On the basis of such tales, Boswell confesses he "felt a stirring . . . to go upon such an undertaking." But he then added, in typical Boswellian fashion, that he would sail with Cook if the government granted him "a handsome pension for life."
As a result of such "public appearances," travelers often imparted a different kind of information than was contained on the pages of the accounts they published. Thus it was not uncommon during the eighteenth century to read between the lines, filling in facts supplied elsewhere by the traveler at some dinner party or by common rumor. John, Durant Breval earned a place among Alexander Pope's dunces for telling stories of how he had helped a nun escape from a convent in Milan, where she was confined against her will. But no such story appears in Breval's Remarks on Several Parts of Europe (1726, 1738). While a tale like that would increase a traveler's fame at dinner parties and in coffee houses, it would scarcely serve as a decorous or relevant topic to be treated in a published travel account. In a similar vein, James Bruce got himself into serious trouble by telling anecdotes prior to publishing his
Travels to Discover the Source of the Nile (1790). After journeying through Abyssinia in search of the Nile's headwaters, Bruce greeted London society in 1774 with the seemingly preposterous claim that he had eaten raw meat cut from live cows. For many hearers, this true story sounded too much like a lie, the kind that Psalmanazar had told at the beginning of the century. And if Bruce lied about eating raw flesh, perhaps he even lied about traveling to Abyssinia.
Eighteenth-century travelers often went to great extremes to call public attention to themselves. By no standard a shy man, James Boswell returned from his Grand Tour with many stories, with plans to publish his Account of Corsica (1768), and with a flashy Corsican costume. Boswell undoubtedly saw this costume as a way to garner public attention—a kind of advertising hype for himself and his travel account. Indeed, he succeeded so well that twenty-five years after his return to England he was still known as "Corsica Boswell." Figure 4.3 shows Boswell as he appeared at Garrick's famous Shakespeare Jubilee in September 1769. Unfortunately, Boswell had left his original Corsican costume at home in Edinburgh, so for this occasion he had to search out the necessary components to replicate it in London. Some he made on purpose, others he borrowed. The London Magazine published this picture of Boswell along with the following detailed description:
He wore a short, dark-coloured coat of coarse cloath, scarlet breeches, and white spatter-dashes, his cap or bonnet was of black cloth; on the front of it was embroidered, in gold letters, VIVA LA LIBERTA; and on one side of it was a handsome blue feather and cockade, so that it had an elegant, as well as a warlike appearance. On the breast of his coat was sewed a Moor's head, the crest of Corsica surrounded with branches of laurel. He had also a cartridge-pouch, into which was stuck a stiletto, and on his left side a pistol was hung from the belt of his cartridge-pouch.

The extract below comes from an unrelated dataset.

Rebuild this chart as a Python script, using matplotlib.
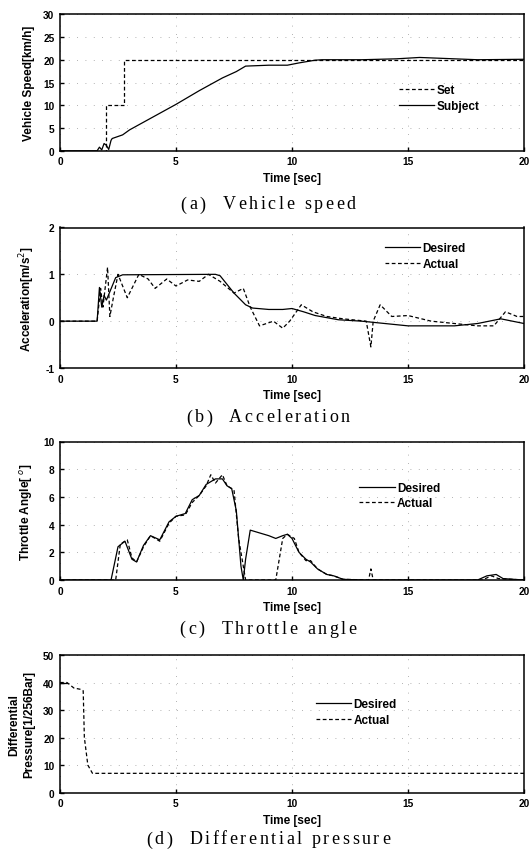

He had a fusee slung across his shoulder, wore no powder in his hair, but had it platted, at its full length, with a knot of blue ribbon at the end of it. He had by way of a staff a very curious vine. . . He wore no mask, saying it was not proper for a gallant Corsican.
Chances are that Boswell wrote this detailed description specifically for inclusion in the London Magazine .

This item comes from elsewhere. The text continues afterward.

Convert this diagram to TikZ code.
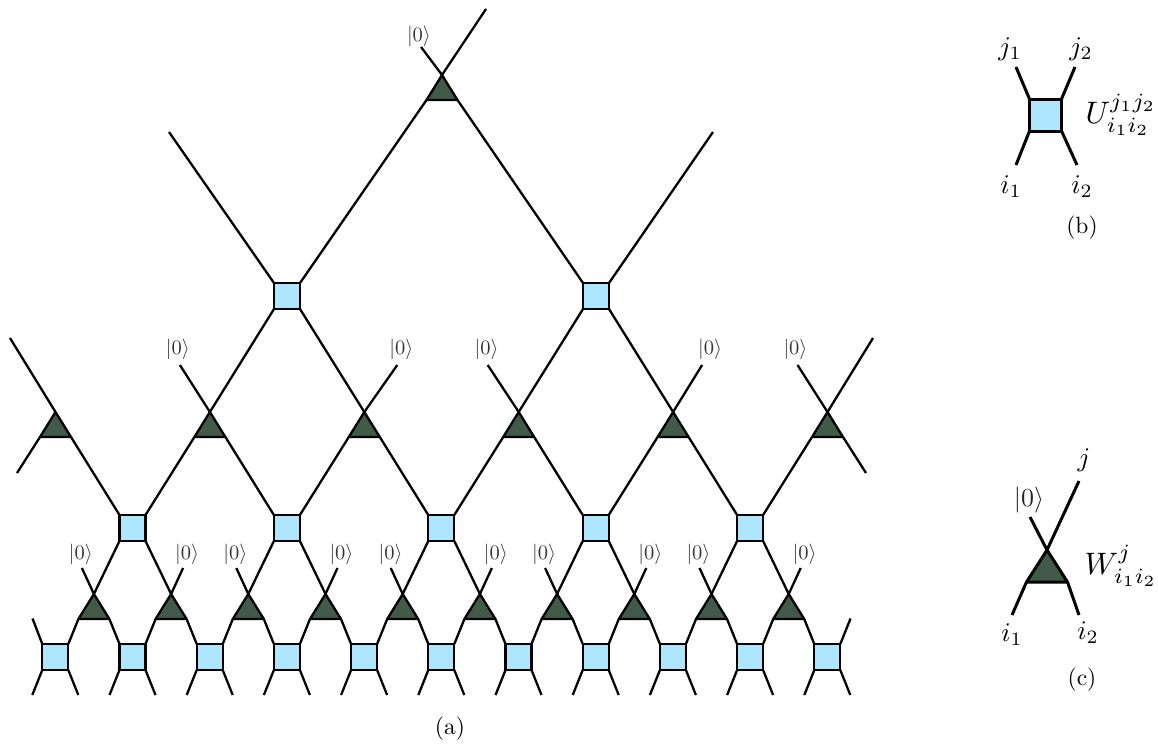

When Pierre Maupertuis returned from his expedition to Lapland in 1736, he brought back his heavy fur clothing but one-upped Boswell by also bringing back two Lapp girls. Maupertuis's Figure of the Earth (1738) never mentions these girls. After all, they had nothing to do with the goal of his expedition, which was to measure the length of a degree along the meridian in an attempt to determine whether Newton had been correct in claiming the earth was flattened at the poles. Indeed, Maupertuis refuses even to describe his shipwreck on the way home because it does not "belong to the present Subject" of his book. Maupertuis undoubtedly had many reasons for transporting these girls to Paris. They were curiosities, much like the inscriptions and antiquarian artifacts brought back by travelers to Italy and much like the plants and insects brought back by travelers to the New World. But they also helped make Maupertuis famous. He might be a rather anonymous person in his travel account, but he had no intention of remaining anonymous in the salons of Paris. Voltaire originally celebrated Maupertuis and his fellow voyagers by saying:
Heroes of science, hail! like Argonauts ye brave
The dangers of far climes, the perils of the wave;
Your measurements exact and arduous give birth
To the true knowledge of the figure of the earth.

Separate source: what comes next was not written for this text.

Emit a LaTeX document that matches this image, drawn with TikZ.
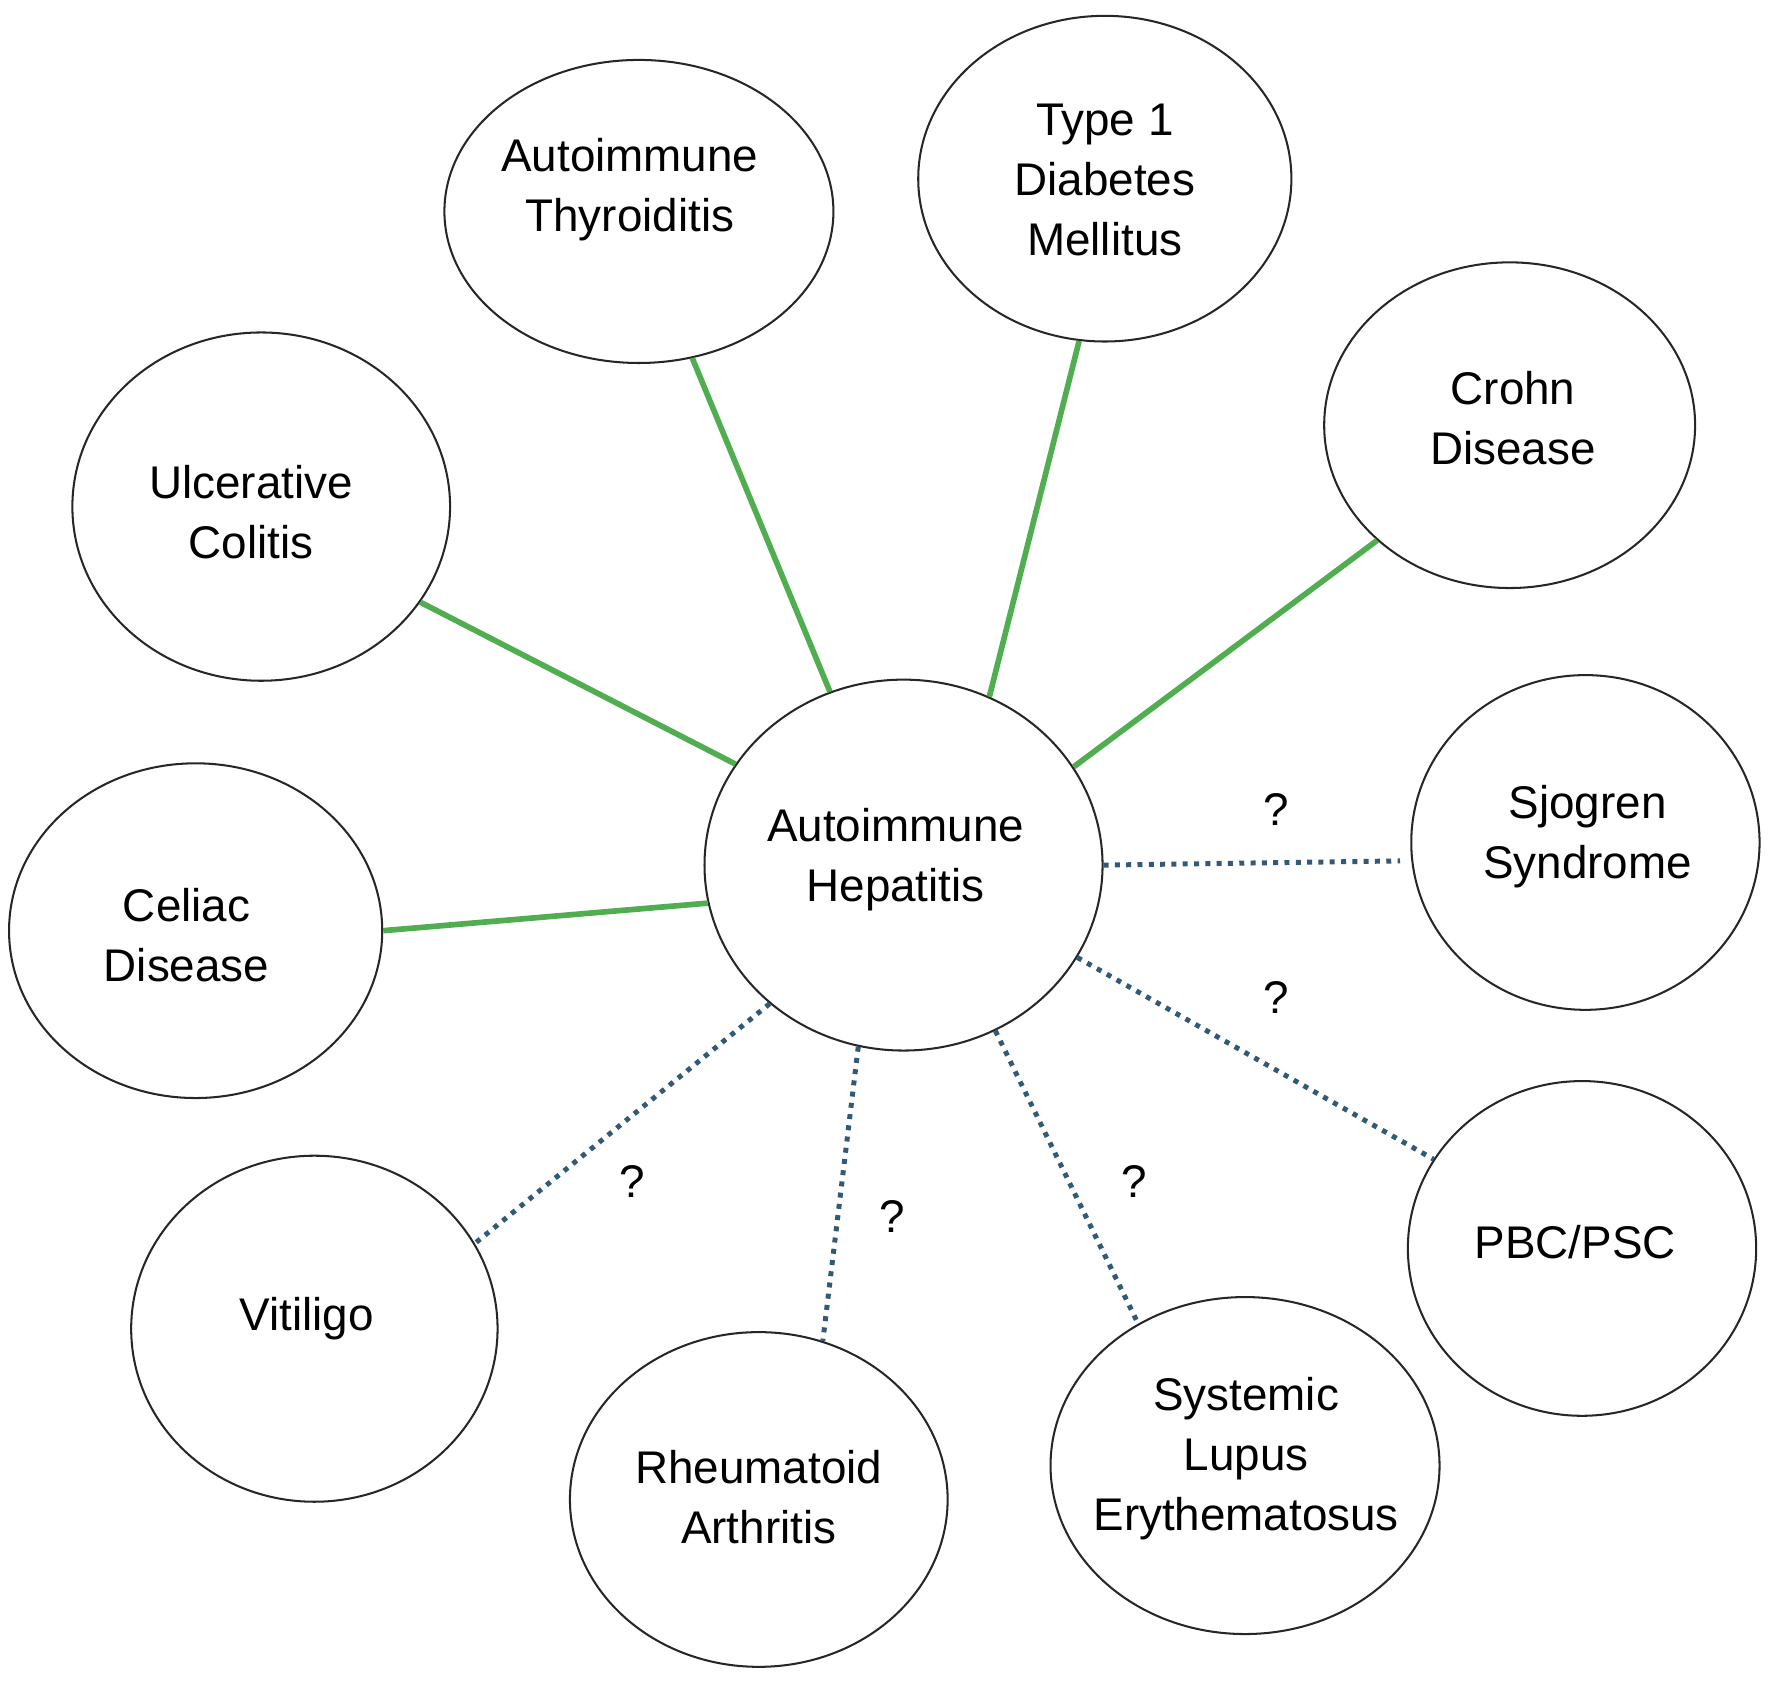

In a subsequent edition of this poem, Voltaire changed his tune by trivializing Maupertuis's achievements: a "measurement, Lapp girls, and other curious things."
And, finally, when Dampier brought back Prince Giolo (or Prince Jeoly) from his first voyage, his main purpose seems to have been merely financial: he would earn money displaying this tattooed South Sea islander much as Glumdalclitch's father made money showing Gulliver in Brobdingnag. Dampier's descriptions of Giolo in A New Voyage
are straightforward, matter-of-fact, and unromantic. By contrast, the Londoners to whom Dampier sold Giolo came up with advertising copy that could serve as the basis of an exciting romance. A broadside owned by the Clark Library claims that Prince Giolo was shipwrecked in a violent tempest, taken prisoner on the coast of Mindanao, and then sold to foreigners bound for Europe. It tells us that except for face, hands, and feet, Giolo's entire body is painted. On his back parts, for example, could be seen "a lively representation of one quarter part of the World" with "the Artick and Tropic Circles center[ed] in the North Pole of his Neck." Why go to the expense of sending mariners to chart the Pacific when it had already been done for us on Giolo's back? This broadside also tells us that the painting on Giolo's body made him invulnerable to "all sorts of the most venomous, pernicious Creatures [that] can be found; such as Snakes, Scorpions, Vipers, and Centapees."
This is the stuff romances are made of. But Dampier's New Voyage —like most eighteenth-century travel accounts —is not the stuff romances are made of unless one reads between the lines. And to read between the lines requires the reader's imaginative involvement—an involvement that glorifies the traveler and, I think, projects the reader into the traveler's situation.